SPOILERS AHEAD IF YOU’VE YET TO SEE X-MEN: DAYS OF FUTURE PAST
So we all remember the Rogue (Anna Paquin) debacle in X-Men: Days of Future Past? She was cast and then her scenes were all cut. Then she was reinstated for a brief cameo – very brief.
Well, producer Simon Kinberg has been talking to Empire Magazine about the part she would have played had her scenes remained… and Bryan Singer is still hoping they’ll appear in the home release in some form.
Kinberg says: “The Rogue subplot was originally there because I wanted a mission for the older Charles and Eric to do, something like Unforgiven – two last gunslingers, Clint Eastwood and Morgan Freeman – that kind of a mission for them, because we may never see it again… I initially wrote that Kitty’s power was running out, and there was this super silly serum that was down in a farmhouse… it was terrible and Matthew Vaughn said it was terrible, and he was right.
“Then I thought that if her power was winding down, they needed something stronger or someone who could take over her power. This came from a conversation with Matthew, which was about no-one having the same power as her but then realising there was someone who could take her power. I got chills. Rogue could be the McGuffin of that mission. They’d have to get Rogue out of some dark scary place, and that’s what happens.
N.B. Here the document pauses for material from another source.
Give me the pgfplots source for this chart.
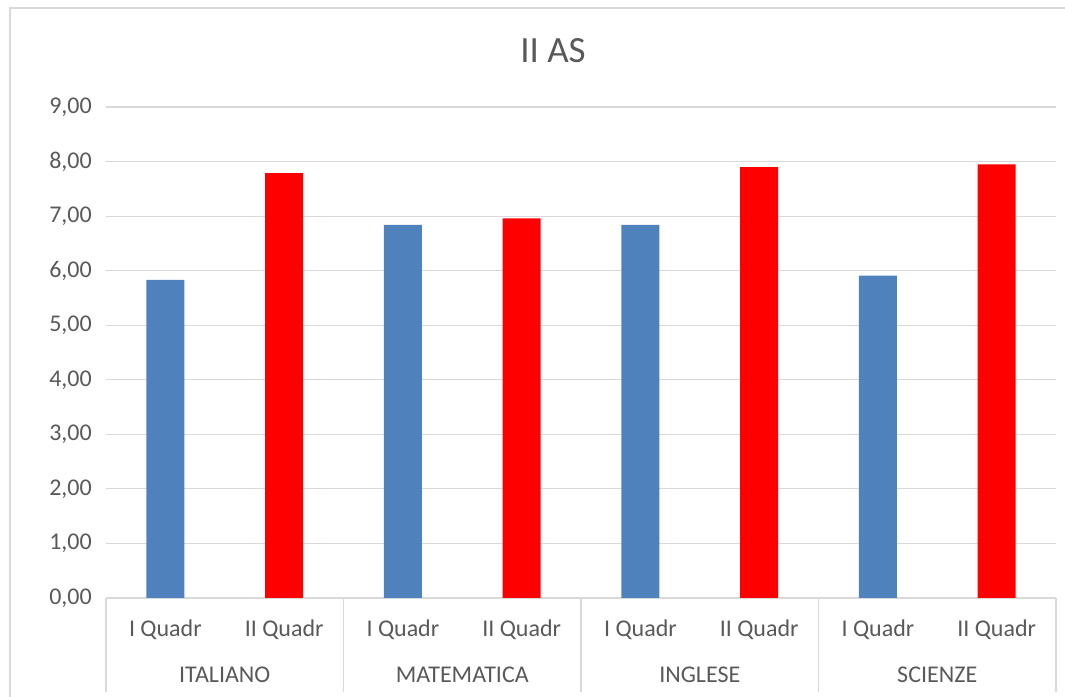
\documentclass[border=0pt]{standalone}
\usepackage{pgfplots}
\pgfplotsset{compat=1.18}
\usepackage{fontspec}
\setmainfont{Carlito}
\definecolor{txt}{HTML}{595959}
\definecolor{grd}{HTML}{D9D9D9}
\definecolor{bblue}{HTML}{4F81BD}
\definecolor{bred}{HTML}{FF0000}
\begin{document}
\begin{tikzpicture}[x=1bp,y=1bp]
\useasboundingbox (0,0) rectangle (1065,697);
\draw[grd, line width=1.2bp] (10,0) -- (10,689) -- (1065,689);
\node[txt, font=\fontsize{37bp}{44bp}\selectfont] at (553,646) {II AS};
\begin{axis}[at={(106bp,99bp)}, anchor=south west, scale only axis,
  width=950bp, height=491bp,
  xmin=-0.5, xmax=7.5, ymin=0, ymax=9, ytick={0,1,...,9},
  axis line style={draw=none},
  ymajorgrids, grid style={grd, line width=1.2bp},
  ytick style={draw=none}, xtick style={draw=none},
  xtick={0,1,...,7},
  xticklabels={I Quadr, II Quadr, I Quadr, II Quadr, I Quadr, II Quadr, I Quadr, II Quadr},
  xticklabel style={anchor=center, inner sep=0pt, yshift=-32bp, text=txt, font=\fontsize{24bp}{28bp}\selectfont},
  yticklabel style={anchor=east, inner sep=0pt, xshift=-14bp, text=txt, font=\fontsize{24bp}{28bp}\selectfont},
  /pgf/number format/.cd, fixed, fixed zerofill, precision=2, use comma, assume math mode=true,
  /pgfplots/.cd,
  clip=false,
]
\addplot[ybar, bar shift=0pt, bar width=38bp, fill=bblue, draw=none]
  coordinates {(0,5.83) (2,6.84) (4,6.84) (6,5.91)};
\addplot[ybar, bar shift=0pt, bar width=38bp, fill=bred, draw=none]
  coordinates {(1,7.79) (3,6.96) (5,7.90) (7,7.95)};
\draw[grd, line width=1.2bp] (axis cs:-0.5,0) -- ([yshift=-94bp]axis cs:-0.5,0);
\draw[grd, line width=1.2bp] (axis cs:1.5,0) -- ([yshift=-94bp]axis cs:1.5,0);
\draw[grd, line width=1.2bp] (axis cs:3.5,0) -- ([yshift=-94bp]axis cs:3.5,0);
\draw[grd, line width=1.2bp] (axis cs:5.5,0) -- ([yshift=-94bp]axis cs:5.5,0);
\draw[grd, line width=1.2bp] (axis cs:7.5,0) -- ([yshift=-94bp]axis cs:7.5,0);
\node[txt, font=\fontsize{24bp}{28bp}\selectfont, inner sep=0pt] at ([yshift=-77bp]axis cs:0.5,0) {ITALIANO};
\node[txt, font=\fontsize{24bp}{28bp}\selectfont, inner sep=0pt] at ([yshift=-77bp]axis cs:2.5,0) {MATEMATICA};
\node[txt, font=\fontsize{24bp}{28bp}\selectfont, inner sep=0pt] at ([yshift=-77bp]axis cs:4.5,0) {INGLESE};
\node[txt, font=\fontsize{24bp}{28bp}\selectfont, inner sep=0pt] at ([yshift=-77bp]axis cs:6.5,0) {SCIENZE};
\end{axis}
\end{tikzpicture}
\end{document}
It’s a really nice sequence, and it’ll end up on Blu-ray some way down the line.
“But it does not service the main story. I thought it would increase the urgency and the stakes of the plot in the future, but it actually does the opposite, because it makes you feel like there is an answer out there. You think once Rogue gets here, we’ll have an unlimited amount of time. The ticking clock that we’d established with Kitty getting wounded and losing her powers… well, Rogue would show up and press stop on the clock. So for all of those narrative reasons, there was this ten-minute subplot that had to go.”
It would still have been nice to see her in a more substantial role in the movie and this makes sense, especially juxtaposed against Magneto using her in the first movie, it almost has a sense of closure. But we can see why he reckons it was unnecessary in the end. Just one more reason to look forward to the home release, huh?